Jewish music is honoured — but what is it?

By William Littler

Many years ago the American composer Virgil Thomson was asked how to write American music. “First you be an American,” Thomson replied. “Then you write any kind of music you like.”

It was a good answer, although it avoided the questioner’s implication that certain qualities should be involved to make one kind of music different from another.

During much of the 19th century, an age of nationalism, those qualities were often rooted in folk traditions. The visiting Czech composer Dvorak advised his American colleagues to look to their country’s Black heritage for inspiration.

Musical styles became more internationalized during the 20th century and yet the question of stylistic identity persists. Witness a press conference I attended not long ago in Montreal, during which $200,000 prizes were awarded for the composition of Jewish music.

Every two years, beginning in 2014, the Azrieli Foundation has awarded the Azrieli Prize for Jewish music to a composer deemed by a jury (including Montreal conductor Boris Brott) to have written the best new major work of Jewish music.

The foundation also awards the Azrieli Commission to a composer who proposes a work addressing the question, “What is Jewish Music?”

It is not an easy question to answer. During the course of 86 densely argued, two-column pages, the New Grove Dictionary of Music and Musicians points out that “Jewish music as a concept emerged among Jewish scholars and musicians only in the mid 19th century with the rise of modern national consciousness among European Jews, and since then all attempts to define it have faced many difficulties.”

The Azrieli Foundation obviously recognizes the challenge. As director and soprano Sharon Azrieli pointed out at the press conference, you don’t even have to be Jewish to compose this music. Indeed Kelly-Marie Murphy, winner of the 2018 commission, happens to be non-Jewish.

Murphy’s piece, “En el escuro es todo uno (In the Darkness All is One),” can be found on a new Analekta CD album titled “Azrieli Music Prizes Vol. 2,” along with music by Avner Dorman and the late Toronto composer Srul Irving Glick. One review of the album found “atmospheric wisps reminiscent of Mahler’s First Symphony” in its opening pages.

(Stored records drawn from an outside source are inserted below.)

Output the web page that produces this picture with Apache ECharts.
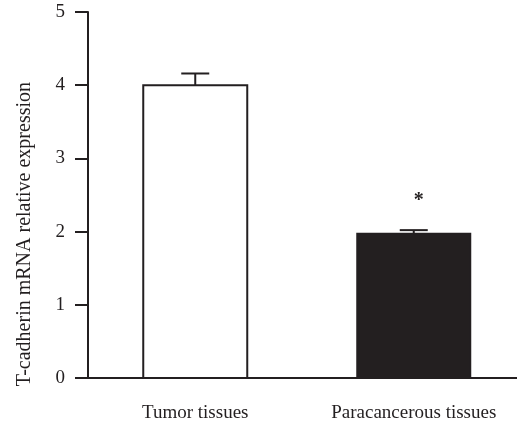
<!DOCTYPE html>
<html>
<head>
<meta charset="utf-8">
<script src="https://cdn.jsdelivr.net/npm/echarts@6/dist/echarts.min.js"></script>
<style>html,body{margin:0;padding:0;background:#fff}#c{width:517px;height:425px}</style>
</head>
<body>
<div id="c"></div>
<script>
const categories = ['Tumor tissues', 'Paracancerous tissues'];
const means = [4.0, 1.97];
const errors = [0.16, 0.05];
const marks = ['', '*'];
const yTicks = [0, 1, 2, 3, 4, 5];

const INK = '#231f20';
const FONT = '"Liberation Serif", "DejaVu Serif", serif';
const barWidths = [104, 113];
const barFills = ['#ffffff', INK];

const chart = echarts.init(document.getElementById('c'), null, {renderer: 'canvas'});
chart.setOption({
  animation: false,
  backgroundColor: '#ffffff',
  grid: {left: 86, right: -6, top: 12, bottom: 47, containLabel: false, outerBoundsMode: 'none'},
  xAxis: {
    type: 'category',
    data: categories,
    boundaryGap: true,
    axisLine: {lineStyle: {color: INK, width: 2}},
    axisTick: {alignWithLabel: true, length: 12, lineStyle: {color: INK, width: 2}},
    axisLabel: {color: INK, fontFamily: FONT, fontSize: 19, margin: 26}
  },
  yAxis: {
    type: 'value',
    min: yTicks[0],
    max: yTicks[yTicks.length - 1],
    interval: 1,
    offset: -2,
    splitLine: {show: false},
    axisLine: {show: true, lineStyle: {color: INK, width: 2}},
    axisTick: {show: true, length: 13, lineStyle: {color: INK, width: 2}},
    axisLabel: {color: INK, fontFamily: FONT, fontSize: 19, margin: 23}
  },
  graphic: [{
    type: 'text',
    left: 15,
    top: 82,
    rotation: Math.PI / 2,
    style: {
      text: 'T-cadherin mRNA relative expression',
      fill: INK,
      font: '20px ' + FONT
    }
  }],
  series: [{
    type: 'custom',
    data: categories.map((c, i) => [i, means[i], errors[i]]),
    renderItem: function (params, api) {
      const i = api.value(0);
      const v = api.value(1);
      const e = api.value(2);
      const base = api.coord([i, 0]);
      const top = api.coord([i, v]);
      const eTop = api.coord([i, v + e]);
      const w = barWidths[i];
      const cx = base[0];
      const children = [
        {
          type: 'line',
          shape: {x1: cx, y1: top[1], x2: cx, y2: eTop[1]},
          style: {stroke: INK, lineWidth: 2}
        },
        {
          type: 'line',
          shape: {x1: cx - 14, y1: eTop[1], x2: cx + 14, y2: eTop[1]},
          style: {stroke: INK, lineWidth: 2}
        },
        {
          type: 'rect',
          shape: {x: cx - w / 2, y: top[1], width: w, height: base[1] - top[1]},
          style: {fill: barFills[i], stroke: INK, lineWidth: 2}
        }
      ];
      if (marks[i]) {
        children.push({
          type: 'text',
          style: {
            text: marks[i],
            x: cx + 5,
            y: eTop[1] - 29,
            fill: INK,
            font: 'bold 20px ' + FONT,
            align: 'center',
            verticalAlign: 'middle'
          }
        });
      }
      return {type: 'group', children: children};
    }
  }]
});
</script>
</body>
</html>
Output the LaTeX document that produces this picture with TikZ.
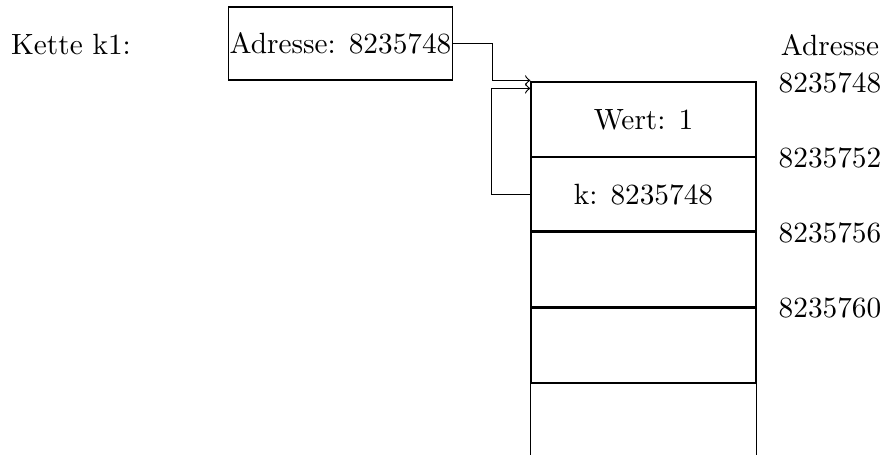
\documentclass[tikz,border=0pt]{standalone}
\usetikzlibrary{calc}
\begin{document}
\begin{tikzpicture}[x=0.3413pt,y=-0.3413pt,
  cellbox/.style={draw,rectangle,inner sep=0pt,minimum width=76.8pt,minimum height=25.6pt},
  plain/.style={inner sep=0pt},
  conn/.style={->}]
\useasboundingbox (0,0) rectangle (885,455);
\node[plain] (kette) at (71,44) {Kette k1:};
\node[draw,rectangle,inner sep=0pt,minimum width=76.45pt,minimum height=24.9pt] (box) at (340.5,43.5) {Adresse: 8235748};
% stack cells
\node[cellbox] (c1) at (643.5,119.5) {Wert: 1};
\node[cellbox] (c2) at (643.5,194.5) {k: 8235748};
\node[cellbox,minimum height=25.94pt] (c3) at (643.5,270) {};
\node[cellbox] (c4) at (643.5,345.5) {};
\node[plain,minimum width=76.8pt,minimum height=24.6pt] (c5) at (643.5,419) {};
\draw (c5.north west) -- (c5.south west);
\draw (c5.north east) -- (c5.south east);
\draw[line width=0.8pt] (c3.north west) -- (c3.north east);
\draw[line width=0.8pt] (c4.north west) -- (c4.north east);
% address labels
\node[plain] (adr) at (830,45) {Adresse};
\node[plain] (a1) at (830,83) {8235748};
\node[plain] (a2) at (830,158) {8235752};
\node[plain] (a3) at (830,233) {8235756};
\node[plain] (a4) at (830,308) {8235760};
% connectors
\coordinate (t1) at ($(c1.north west)+(0,-1)$);
\coordinate (t2) at ($(c1.north west)+(0,7)$);
\draw[conn] (box.east) -- ++(39,0) |- (t1);
\draw[conn] (c2.west) -- ++(-39,0) |- (t2);
\end{tikzpicture}
\end{document}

Mahler was, of course, a Jewish composer, who converted to Catholicism for the sake of his Viennese career. Felix Mendelssohn notwithstanding, being a recognized Jewish composer scarcely represented a career advantage in the years before Leonard Bernstein came along.

But to return to the question — “What is Jewish Music?” — Aron Marko Rothmuller in his comprehensive survey, “The Music of the Jews,” confesses to an avoidance of reference to “a specifically Jewish music” but asserts that it is always moulded by the circumstances of Jewish life, acquiring such typical characteristics as the predominance of the minor mode and the frequency of rhythmic syncopation, the latter related to the structural peculiarities of the Hebrew language.

All this reminds me of the confession by U.S. Supreme Court justice Potter Stewart that he couldn’t define pornography but he knew it when he saw it. The same might be said of Jewish music — its poignancy, its lyricism, its melancholy, its gaiety together pointing toward an identifiable sound.

“It’s about the integration of the East and West,” suggests Yitzhak Yedid, Australian-based winner of the 2020 Azrieli Prize. “It’s in my DNA.”

“Yet it isn’t one sound,” counters Yotam Haber, American-based 2020 winner of the Azrieli Commission for new Jewish music. “I wrote a piece based on Sardinian folk music and integrated it into a work that deals with Jewish themes.”

Haber nevertheless acknowledges that “there is something impressive about a tradition of more than two thousand years and I love the idea of passing it on. For years I was dead set against being labelled a Jewish composer. Yet it is the experience of being Jewish that makes me one. At the same time, I can choose just to be a composer.”

That, to be sure, is the automatic choice of non-Jewish Montreal-based Keiko Devaux, winner of the first Azrieli Commission for Canadian Music. “As a composer I don’t think of borders,” she insists. “Canada is multicultural, it is a tapestry.”

In line with this way of thinking perhaps Jewish and non-Jewish composers might agree to adapt Virgil Thomson’s dictum: First you be a composer. Then you write any kind of music you like.